A value stock is a share of a company that appears undervalued compared to its fundamentals, typically offering a low price-to-earnings or price-to-book ratio.
Value stocks are shares in companies that are considered undervalued in the market based on fundamental analysis metrics such as low price-to-earnings (P/E) ratios, price-to-book (P/B) ratios, or high dividend yields. These stocks are often contrasted with growth stocks, which are expected to grow earnings at an above-average rate. Investors in value stocks anticipate that the market has underappreciated these companies, often due to temporary challenges or general market pessimism, providing an opportunity for potential capital appreciation as the stock price corrects over time. In finance and wealth management, value investing involves selecting these stocks to build a portfolio that emphasizes buying shares at a discount relative to their intrinsic value. This approach is grounded in the principle that the market will eventually recognize the true worth of these companies, leading to price appreciation. Value stocks are typically characterized by stable earnings, tangible assets, and established business models but may face short-term issues lowering their market price relative to book value or earnings.

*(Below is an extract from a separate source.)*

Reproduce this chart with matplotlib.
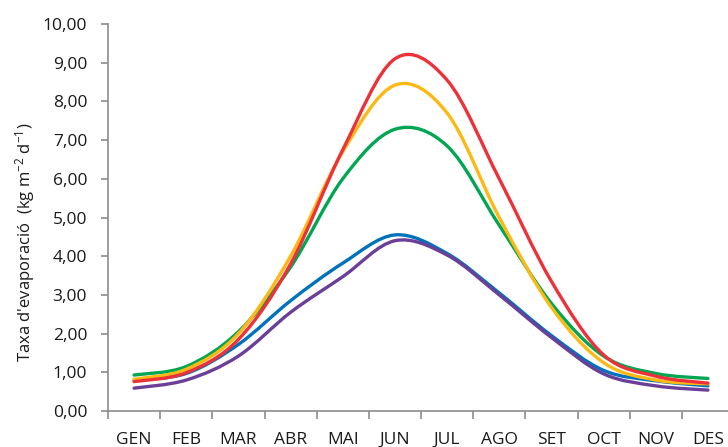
import matplotlib
matplotlib.use("Agg")
import matplotlib.pyplot as plt
from matplotlib.path import Path
from matplotlib.patches import PathPatch
import numpy as np

months = ["GEN", "FEB", "MAR", "ABR", "MAI", "JUN", "JUL", "AGO", "SET", "OCT", "NOV", "DES"]

serie_blava = [0.80, 0.97, 1.72, 2.85, 3.82, 4.55, 4.07, 3.05, 1.95, 1.05, 0.78, 0.65]
serie_lila = [0.59, 0.80, 1.42, 2.55, 3.47, 4.40, 4.03, 3.00, 1.90, 0.96, 0.65, 0.54]
serie_verda = [0.93, 1.15, 2.05, 3.72, 6.00, 7.28, 6.85, 4.80, 2.78, 1.42, 0.97, 0.84]
serie_taronja = [0.82, 1.08, 2.00, 4.00, 6.70, 8.42, 7.70, 5.00, 2.68, 1.25, 0.80, 0.70]
serie_vermella = [0.76, 0.99, 1.85, 3.80, 6.75, 9.10, 8.55, 6.00, 3.35, 1.45, 0.90, 0.72]

yticks = [0, 1, 2, 3, 4, 5, 6, 7, 8, 9, 10]
ytick_labels = ["0,00", "1,00", "2,00", "3,00", "4,00", "5,00", "6,00", "7,00", "8,00", "9,00", "10,00"]

series = [
    (serie_blava, "#0072BC"),
    (serie_lila, "#6B3F98"),
    (serie_verda, "#00A651"),
    (serie_taronja, "#FDB913"),
    (serie_vermella, "#EC3238"),
]

plt.rcParams['font.family'] = ['Open Sans', 'DejaVu Sans']
plt.rcParams['mathtext.fontset'] = 'custom'
plt.rcParams['mathtext.rm'] = 'Open Sans'
plt.rcParams['mathtext.it'] = 'Open Sans'

W, H = 728, 447
fig = plt.figure(figsize=(W / 100, H / 100), dpi=100)
ax = fig.add_axes([108 / W, 36 / H, 626 / W, 387 / H])


def smooth_path(xs, ys):
    pts = np.column_stack([xs, ys]).astype(float)
    n = len(pts)
    verts = [pts[0]]
    codes = [Path.MOVETO]
    for i in range(n - 1):
        p0 = pts[max(i - 1, 0)]
        p1 = pts[i]
        p2 = pts[i + 1]
        p3 = pts[min(i + 2, n - 1)]
        c1 = p1 + (p2 - p0) / 6.0
        c2 = p2 - (p3 - p1) / 6.0
        verts += [c1, c2, p2]
        codes += [Path.CURVE4] * 3
    return Path(verts, codes)


x = np.arange(len(months))
for vals, col in series:
    patch = PathPatch(smooth_path(x, vals), facecolor="none", edgecolor=col,
                      lw=2.4, capstyle="round", joinstyle="round")
    ax.add_patch(patch)

ax.set_xlim(-0.5, 11.5)
ax.set_ylim(0, 10)
ax.set_yticks(yticks)
ax.set_yticklabels(ytick_labels)
ax.set_xticks(np.arange(len(months)))
ax.set_xticklabels(months)
ax.set_xticks(np.arange(len(months)) - 0.5, minor=True)

for s in ["top", "right"]:
    ax.spines[s].set_visible(False)
for s in ["left", "bottom"]:
    ax.spines[s].set_color("#8C8C8C")
    ax.spines[s].set_linewidth(1.2)

ax.tick_params(axis="x", which="major", length=0, pad=15, labelsize=12.5, colors="#1a1a1a")
ax.tick_params(axis="x", which="minor", length=6, width=1.2, color="#8C8C8C")
ax.tick_params(axis="y", length=5, width=1.2, color="#8C8C8C", pad=10,
               labelsize=12.5, labelcolor="#1a1a1a")

fig.text(25 / W, 1 - 242 / H, r"Taxa d'evaporació  (kg m$^{-2}$ d$^{-1}$)",
         rotation=90, ha="center", va="center", fontsize=12, color="#1a1a1a")

fig.savefig("out.png", dpi=100)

Understanding value stocks is critical for tailoring investment strategies focused on capital preservation, income generation, and exploiting market inefficiencies. For wealth managers and family offices, including value stocks in a portfolio can provide diversification benefits and a hedge against overvalued growth stocks. Value investing supports disciplined decision-making, emphasizing thorough fundamental analysis, which is conducive to long-term wealth accumulation and risk management. From a tax planning and reporting perspective, value stocks may offer favorable dividends and long-term capital gains opportunities. Monitoring valuation metrics and recognizing when stocks are undervalued also informs rebalancing decisions and risk assessment frameworks. Governance implications arise when managing concentrated holdings in value stocks, necessitating active engagement with company fundamentals and market dynamics.
Consider a company with a book value of $50 per share trading at $30 per share, resulting in a price-to-book ratio of 0.6. This indicates the stock might be undervalued relative to its assets. An investor buys 100 shares at $30, investing $3,000. If the market recognizes the company's value and the share price rises to $50 over time, the investor realizes a capital gain of $20 per share or $2,000 total, representing a 66.7% return.
Value Investing
Value Investing is an investment strategy that focuses on purchasing securities that appear underpriced based on fundamental metrics and intrinsic value estimates, aiming to realize gains as the market corrects these mispricings.
How do you identify a value stock?
Value stocks are typically identified by looking for low valuation ratios such as price-to-earnings (P/E), price-to-book (P/B), or price-to-sales (P/S) compared to peers or the overall market, alongside indicators like stable dividends and strong fundamentals.
Are value stocks safer than growth stocks?
Not necessarily safer, but value stocks are often considered less volatile and may offer downside protection because they trade at discounts to intrinsic value and often have established business models and consistent earnings.
Can value stocks provide income?
Yes, many value stocks pay dividends, providing an income stream in addition to potential capital appreciation, which can be appealing for income-focused portfolios in family offices.